The strong irony of adulterous men being forgiven is in stark contrast to the wrath shown towards a teenage girl who loves her family deeply and wants to please them, yet is exposed to the normal temptations of an adolescent.
We need more films such as this in a world where increasing religious fanaticism and evangelism are threatening the intelligent evolution of man and women kind.
The girl on whom the film is based gives her stamp of approval by making a very brief appearance.
The saddest thing of all is the excruciating loneliness suffered by those who are expelled from a tightly enclosed religious sect and treated as though they are dead. What a compassionate bunch of nitwits!
Albert Nobbs (2011)
Strangely haunting and McTeer is mesmerising
When I first saw McTeer I was captivated by an Oscar worthy performance.

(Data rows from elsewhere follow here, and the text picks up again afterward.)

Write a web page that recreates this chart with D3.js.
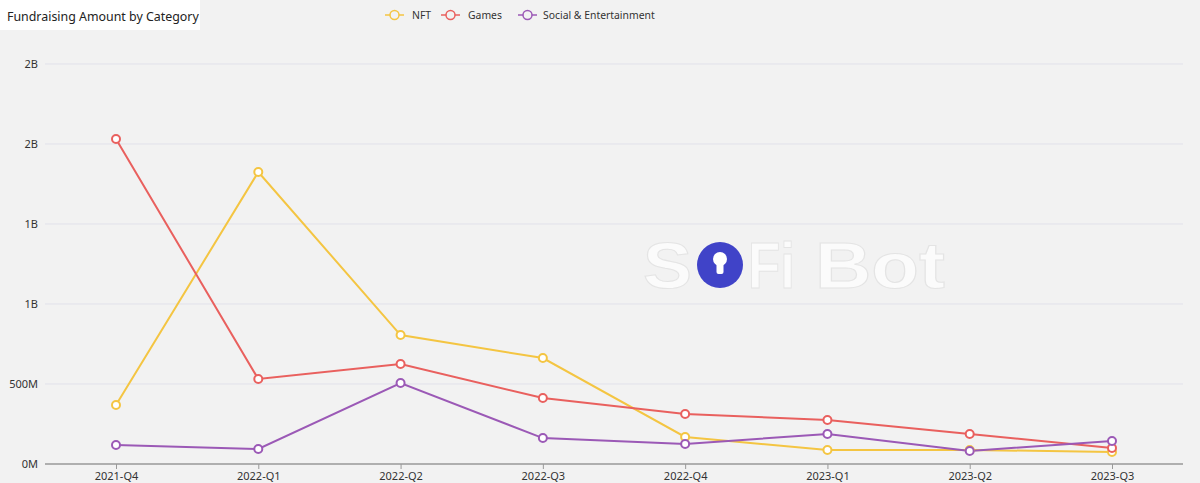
<!DOCTYPE html>
<html>
<head>
<meta charset="utf-8">
<script src="https://cdn.jsdelivr.net/npm/d3@7"></script>
<style>
  body { margin: 0; background: #f2f2f2; }
  svg { display: block; font-family: "Noto Sans", "DejaVu Sans", sans-serif; }
</style>
</head>
<body>
<div id="chart"></div>
<script>
// data (values in millions)
const quarters = ["2021-Q4", "2022-Q1", "2022-Q2", "2022-Q3", "2022-Q4", "2023-Q1", "2023-Q2", "2023-Q3"];
const nft = [369, 1825, 806, 662, 169, 88, 88, 75];
const games = [2031, 531, 625, 412, 312, 275, 188, 100];
const social = [119, 94, 506, 162, 125, 188, 81, 144];
const seriesNames = ["NFT", "Games", "Social & Entertainment"];
const yTicks = [0, 500, 1000, 1500, 2000, 2500];
const yTickLabels = ["0M", "500M", "1B", "1B", "2B", "2B"];

const width = 1200, height = 483;
const colors = ["#f4c542", "#e9605e", "#9b59b6"];
const allSeries = [nft, games, social];

const svg = d3.select("#chart").append("svg")
  .attr("width", width)
  .attr("height", height);

svg.append("rect").attr("width", width).attr("height", height).attr("fill", "#f2f2f2");

// title box
svg.append("rect").attr("x", 0).attr("y", 0).attr("width", 200).attr("height", 30).attr("fill", "#fff");
svg.append("text").attr("x", 7).attr("y", 21)
  .attr("font-size", 12.4).attr("fill", "#222")
  .text("Fundraising Amount by Category");

const x = d3.scalePoint().domain(quarters).range([116, 1112]);
const y = d3.scaleLinear().domain([0, 2500]).range([464, 64]);

// gridlines
svg.append("g").selectAll("line")
  .data(yTicks.slice(1))
  .enter().append("line")
  .attr("x1", 45).attr("x2", 1183)
  .attr("y1", d => y(d)).attr("y2", d => y(d))
  .attr("stroke", "#e1e1ea").attr("stroke-width", 1);

// y labels
svg.append("g").selectAll("text")
  .data(yTicks)
  .enter().append("text")
  .attr("x", 38).attr("y", d => y(d) + 4)
  .attr("text-anchor", "end")
  .attr("font-size", 11).attr("fill", "#333")
  .text((d, i) => yTickLabels[i]);

// watermark
const wm = svg.append("g");
const wmText = (str, x0, len) => wm.append("text").attr("x", x0).attr("y", 288)
  .attr("font-family", "Liberation Sans, Arial, sans-serif")
  .attr("font-weight", "bold").attr("font-size", 64)
  .attr("textLength", len).attr("lengthAdjust", "spacingAndGlyphs")
  .attr("fill", "#fbfbfb").attr("stroke", "#e4e4e4").attr("stroke-width", 1)
  .text(str);
wmText("S", 643, 49);
wm.append("circle").attr("cx", 720).attr("cy", 265).attr("r", 23).attr("fill", "#4043c8");
wm.append("circle").attr("cx", 720).attr("cy", 259).attr("r", 7).attr("fill", "#fff");
wm.append("rect").attr("x", 716.5).attr("y", 260).attr("width", 7).attr("height", 14).attr("rx", 2).attr("fill", "#fff");
wmText("Fi", 748, 47);
wmText("Bot", 815, 130);

// x axis
const xAxis = d3.axisBottom(x).tickSize(5).tickPadding(3);
const gx = svg.append("g").attr("transform", "translate(0,464)").call(xAxis);
gx.select(".domain").remove();
gx.append("line").attr("x1", 45).attr("x2", 1183).attr("y1", 0).attr("y2", 0)
  .attr("stroke", "#999").attr("stroke-width", 1.5);
gx.selectAll(".tick line").attr("stroke", "#999");
gx.selectAll(".tick text").attr("font-size", 11).attr("fill", "#333")
  .attr("font-family", "Noto Sans, sans-serif");

// lines and markers
const line = d3.line().x((d, i) => x(quarters[i])).y(d => y(d));
allSeries.forEach((s, k) => {
  svg.append("path").datum(s)
    .attr("d", line)
    .attr("fill", "none")
    .attr("stroke", colors[k]).attr("stroke-width", 2);
});
allSeries.forEach((s, k) => {
  svg.append("g").selectAll("circle")
    .data(s).enter().append("circle")
    .attr("cx", (d, i) => x(quarters[i])).attr("cy", d => y(d))
    .attr("r", 4).attr("fill", "#fff")
    .attr("stroke", colors[k]).attr("stroke-width", 2);
});

// legend
const legendX = [385, 441, 518];
const leg = svg.append("g").selectAll("g")
  .data(seriesNames).enter().append("g")
  .attr("transform", (d, i) => `translate(${legendX[i]},15)`);
leg.append("line").attr("x1", 0).attr("x2", 19).attr("stroke", (d, i) => colors[i]).attr("stroke-width", 1.5);
leg.append("circle").attr("cx", 9.5).attr("r", 4.5).attr("fill", "#f2f2f2")
  .attr("stroke", (d, i) => colors[i]).attr("stroke-width", 1.5);
leg.append("text").attr("x", (d, i) => i === 0 ? 27 : i === 1 ? 27 : 25).attr("y", 4)
  .attr("font-size", 10.4).attr("fill", "#333")
  .text(d => d);
</script>
</body>
</html>
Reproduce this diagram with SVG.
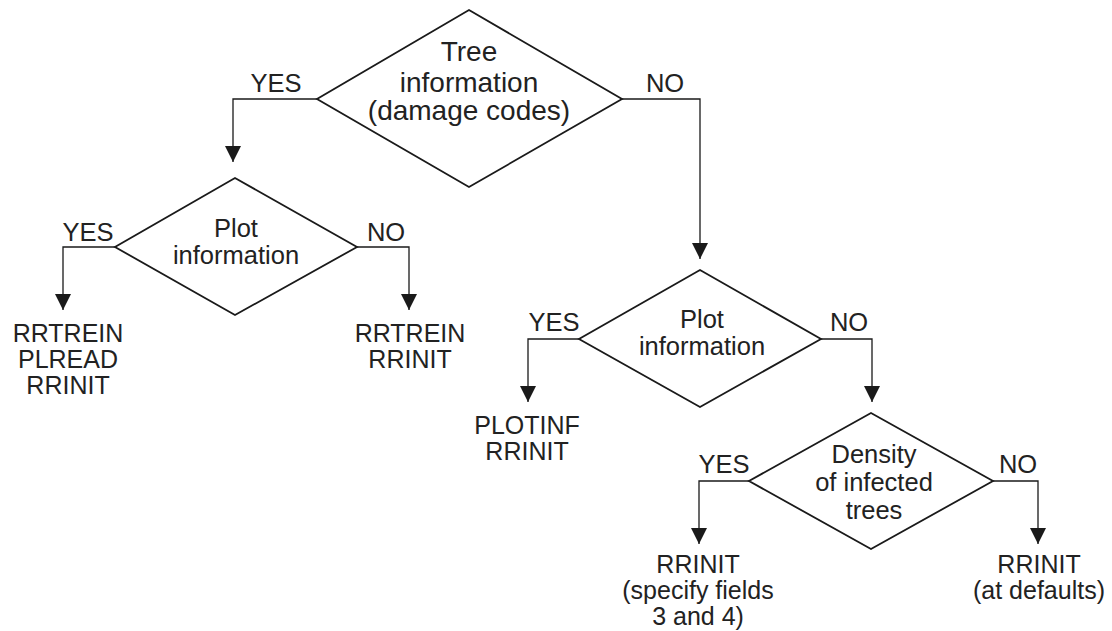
<svg xmlns="http://www.w3.org/2000/svg" width="1112" height="631" viewBox="0 0 1112 631">
<defs>
<marker id="arr" markerUnits="userSpaceOnUse" markerWidth="16" markerHeight="16" viewBox="0 0 16 16" refX="16" refY="8" orient="auto">
<path d="M0,0 L16,8 L0,16 Z" fill="#1a1a1a"/>
</marker>
<style>
.d{fill:#fff;stroke:#1a1a1a;stroke-width:1.8}
.c{fill:none;stroke:#1a1a1a;stroke-width:1.3;marker-end:url(#arr)}
text{font-family:"Liberation Sans",Arial,Helvetica,sans-serif;fill:#222;text-anchor:middle}
.t{font-size:25.5px}
.t1{font-size:28px}
.r{font-size:25px}
.l{font-size:25.5px}
</style>
</defs>
<rect width="1112" height="631" fill="#fff"/>
<g id="connectors">
<polyline class="c" points="317,99 233,99 233,162"/>
<polyline class="c" points="622,99 700,99 700,259"/>
<polyline class="c" points="115,247 63,247 63,310"/>
<polyline class="c" points="357,247 409,247 409,310"/>
<polyline class="c" points="579,339 528,339 528,402"/>
<polyline class="c" points="821,339 872,339 872,402"/>
<polyline class="c" points="749,481 699,481 699,544"/>
<polyline class="c" points="993,481 1038,481 1038,544"/>
<text class="l" x="276" y="92">YES</text>
<text class="l" x="665" y="92">NO</text>
<text class="l" x="88" y="241">YES</text>
<text class="l" x="386" y="241">NO</text>
<text class="l" x="554" y="331">YES</text>
<text class="l" x="849" y="331">NO</text>
<text class="l" x="724" y="473">YES</text>
<text class="l" x="1018" y="473">NO</text>
</g>
<g id="tree-info">
<polygon class="d" points="469,10 622,99 469,187 317,99"/>
<text class="t1" x="469" y="61">Tree</text>
<text class="t1" x="469" y="92">information</text>
<text class="t1" x="469" y="120">(damage codes)</text>
</g>
<g id="plot-info-left">
<polygon class="d" points="235,178 357,247 235,315 115,247"/>
<text class="t" x="236" y="237">Plot</text>
<text class="t" x="236" y="264">information</text>
</g>
<g id="plot-info-right">
<polygon class="d" points="700,270 821,339 700,407 579,339"/>
<text class="t" x="702" y="328">Plot</text>
<text class="t" x="702" y="355">information</text>
</g>
<g id="density">
<polygon class="d" points="871,413 993,481 871,549 749,481"/>
<text class="t" x="874" y="463">Density</text>
<text class="t" x="874" y="491">of infected</text>
<text class="t" x="874" y="519">trees</text>
</g>
<g id="result-1">
<text class="r" x="68" y="342">RRTREIN</text>
<text class="r" x="68" y="368">PLREAD</text>
<text class="r" x="68" y="394">RRINIT</text>
</g>
<g id="result-2">
<text class="r" x="410" y="342">RRTREIN</text>
<text class="r" x="410" y="368">RRINIT</text>
</g>
<g id="result-3">
<text class="r" x="527" y="434">PLOTINF</text>
<text class="r" x="527" y="460">RRINIT</text>
</g>
<g id="result-4">
<text class="r" x="698" y="573">RRINIT</text>
<text class="r" x="698" y="599">(specify fields</text>
<text class="r" x="698" y="625">3 and 4)</text>
</g>
<g id="result-5">
<text class="r" x="1039" y="573">RRINIT</text>
<text class="r" x="1039" y="599">(at defaults)</text>
</g>
</svg>
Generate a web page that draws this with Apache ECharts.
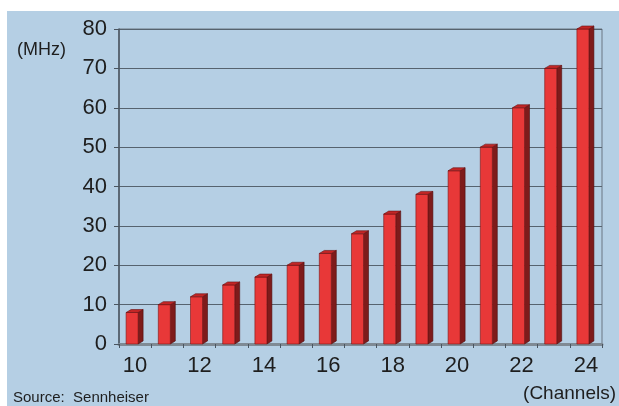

The nuances in her expressions spoke a thousand words and I found myself eager for her to break cover in her secret battle against the iniquities of master and servant.
Close is a little too closeted for the viewer to empathise completely. Her naivety is frustrating compared to McTeer's emancipated demeanour.
The premise of the film is engaging and creates a suspense which held my attention throughout, although I was too optimistic in my expectation for a comeuppance denouement. Rather the viewer is satisfied that the secret battle for female emancipation continues despite the tragedies along the way.
Beautifully filmed with glorious attention to detail, Albert Nobbs is a story that comes back to haunt you.